Jun 28, 2011 16:31 GMT  ·  By

Users on the Apple Support Communities forum are reporting that Apple’s newest incremental update to Snow Leopard (Mac OS X 10.6.8) is directly at fault for a higher-than-average CPU load on Xserve computers.

Discontinued earlier this year, the Xserve was Apple’s line of rack-mountable dedicated line of server computers.

So, one may say it is no surprise that users are starting to report issues with maintenance updates to Snow Leopard precisely after the last version that fully supported Xserves.

However, for a company like Apple, that’s unacceptable.

One affected user is telling AppleInsider that the problem lies in the hardware monitoring daemon.

Identified as 'hwmond' in the Mac OS X Activity Monitor, the component “takes up around 95% CPU after the update," this person wrote in an e-mail.
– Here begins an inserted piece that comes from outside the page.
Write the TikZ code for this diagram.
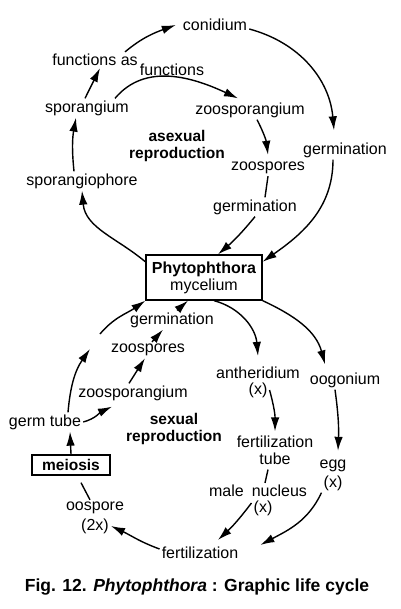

"I have personally installed the update on two xserves and both now suffer from the issue," he said.

“hwmond is causing up to 70% cpu load after every reboot on several xserves i manage caused by the update to 10.6.8,” a user writes at Apple Support Communities, with many users echoing his post.
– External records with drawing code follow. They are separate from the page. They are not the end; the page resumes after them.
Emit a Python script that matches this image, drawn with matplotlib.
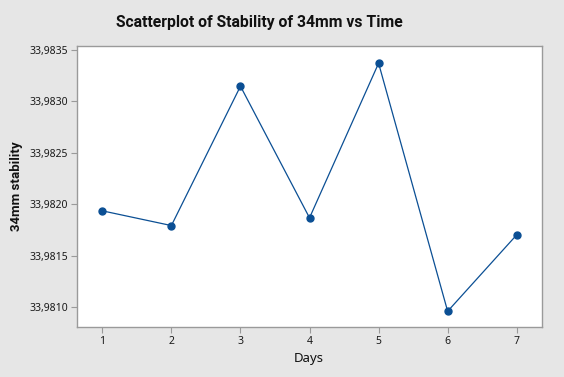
import matplotlib.pyplot as plt
from matplotlib.ticker import FuncFormatter

# data
days = [1, 2, 3, 4, 5, 6, 7]
stability = [33.981936, 33.981793, 33.983146, 33.981868, 33.983369, 33.980961, 33.981703]
y_ticks = [33.9810, 33.9815, 33.9820, 33.9825, 33.9830, 33.9835]

plt.rcParams['font.family'] = ['Noto Sans', 'DejaVu Sans']

bg = '#e6e6e6'
blue = '#0b4f94'
edge = '#9a9a9a'

fig = plt.figure(figsize=(5.64, 3.77), dpi=100, facecolor=bg)
ax = fig.add_axes([0.136, 0.132, 0.8245, 0.747])
ax.set_facecolor('white')

ax.plot(days, stability, color=blue, linewidth=0.9, marker='o', markersize=5,
        markerfacecolor=blue, markeredgecolor=blue)

ax.set_xlim(0.629, 7.362)
ax.set_ylim(33.980806, 33.98354)
ax.set_xticks(days)
ax.set_yticks(y_ticks)
ax.yaxis.set_major_formatter(FuncFormatter(lambda v, p: f'{v:.4f}'.replace('.', ',')))

for s in ax.spines.values():
    s.set_color(edge)
    s.set_linewidth(1.0)
ax.tick_params(direction='out', length=4, width=0.8, color=edge, labelsize=7.5,
               labelcolor='#1a1a1a', pad=2)

# title sits a bit left of the plot centre, like the original
fig.text(0.46, 0.94, 'Scatterplot of Stability of 34mm vs Time', ha='center', va='center',
         fontsize=11.3, fontweight='bold', color='#111111', family='Roboto')
ax.set_xlabel('Days', fontsize=9.5, color='#111111', labelpad=4)
ax.set_ylabel('34mm stability', fontsize=9.5, fontweight='bold', color='#111111', labelpad=5,
              family='Roboto')

fig.savefig('out.png', dpi=100, facecolor=bg)
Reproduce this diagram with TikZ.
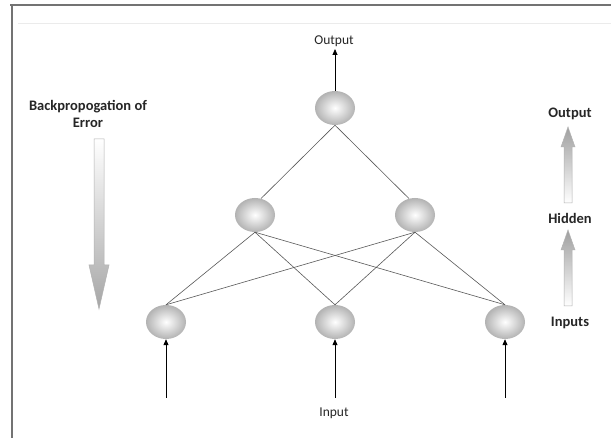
\documentclass[tikz,border=0pt]{standalone}
\usepackage{fontspec}
\setmainfont{Carlito}
\usetikzlibrary{arrows.meta,shapes.geometric}
\begin{document}
\begin{tikzpicture}[x=1pt,y=-1pt,
  neuron/.style={ellipse,minimum width=40pt,minimum height=34pt,inner sep=0pt,inner color=white,outer color=gray!60,draw=none},
  conn/.style={draw=black!65,line width=0.6pt},
  inarrow/.style={draw=black,line width=0.8pt,-{Triangle[length=6pt,width=5pt]}},
  lbl/.style={font=\fontsize{13.5}{15}\selectfont,text=black!85,inner sep=0pt},
  blbl/.style={font=\fontsize{14.5}{17}\selectfont\bfseries,text=black!85,inner sep=0pt,align=center},
  frame/.style={draw=black!55,line width=2pt}
]
\useasboundingbox (0,0) rectangle (611,438);
\fill[white] (0,0) rectangle (611,438);
% frame
\draw[frame] (10,5) -- (611,5);
\draw[frame] (12,5) -- (12,438);
\draw[black!8,line width=0.8pt] (18,23) -- (611,23);

% neurons
\node[neuron] (O) at (335,108) {};
\node[neuron] (H1) at (255,215) {};
\node[neuron] (H2) at (415,215) {};
\node[neuron] (I1) at (166,322) {};
\node[neuron] (I2) at (335,322) {};
\node[neuron] (I3) at (505,322) {};

% connections
\draw[conn] (O.south) -- (H1.70);
\draw[conn] (O.south) -- (H2.110);
\foreach \h in {H1,H2}{
  \foreach \i in {I1,I2,I3}{
    \draw[conn] (\h.south) -- (\i.north);
  }
}

% output
\node[lbl] (out) at (334,41) {Output};
\coordinate (outtip) at (335,49);
\draw[inarrow] (O.north) -- (outtip);

% inputs
\coordinate (b1) at (166,398);
\coordinate (b2) at (335,398);
\coordinate (b3) at (505,398);
\draw[inarrow] (b1) -- (I1.south);
\draw[inarrow] (b2) -- (I2.south);
\draw[inarrow] (b3) -- (I3.south);
\node[lbl] (inp) at (334,413) {Input};

% left backprop arrow
\node[blbl] (bp) at (88,114) {Backpropogation of\\Error};
\shade[top color=white,bottom color=gray!70,draw=gray!60,line width=0.5pt]
  (94,139) -- (104,139) -- (104,265) -- (109,265) -- (99,309) -- (89,265) -- (94,265) -- cycle;

% right layer labels
\node[blbl] (ro) at (570,114) {Output};
\node[blbl] (rh) at (570,218) {Hidden};
\node[blbl] (ri) at (570,323) {Inputs};
\shade[top color=gray!75,bottom color=white,draw=gray!60,line width=0.5pt]
  (568,127) -- (575,147) -- (572,147) -- (572,203) -- (564,203) -- (564,147) -- (561,147) -- cycle;
\shade[top color=gray!75,bottom color=white,draw=gray!60,line width=0.5pt]
  (568,230) -- (575,250) -- (572,250) -- (572,306) -- (564,306) -- (564,250) -- (561,250) -- cycle;
\end{tikzpicture}
\end{document}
"So it must be a bug in how hardware monitoring is communicating with the sensors in xserve that is giving it fits," another user wrote on Apple's forums, "or is this Apple's way of making us try and get rid of our xserves, haha," he joked.

Another growing thread on Apple Support Communities, titled “Problems with 10.6.8,” talks about a broader set of issues experienced by users of the Client version of Snow Leopard.

One user in particular claims to have reached Apple Support on the phone who allegedly told him there were, indeed, some issues with OS X 10.6.8.

If indeed true, Apple may soon release a patch to address what appears to be a broader set of issues with the latest maintenance release of Snow Leopard.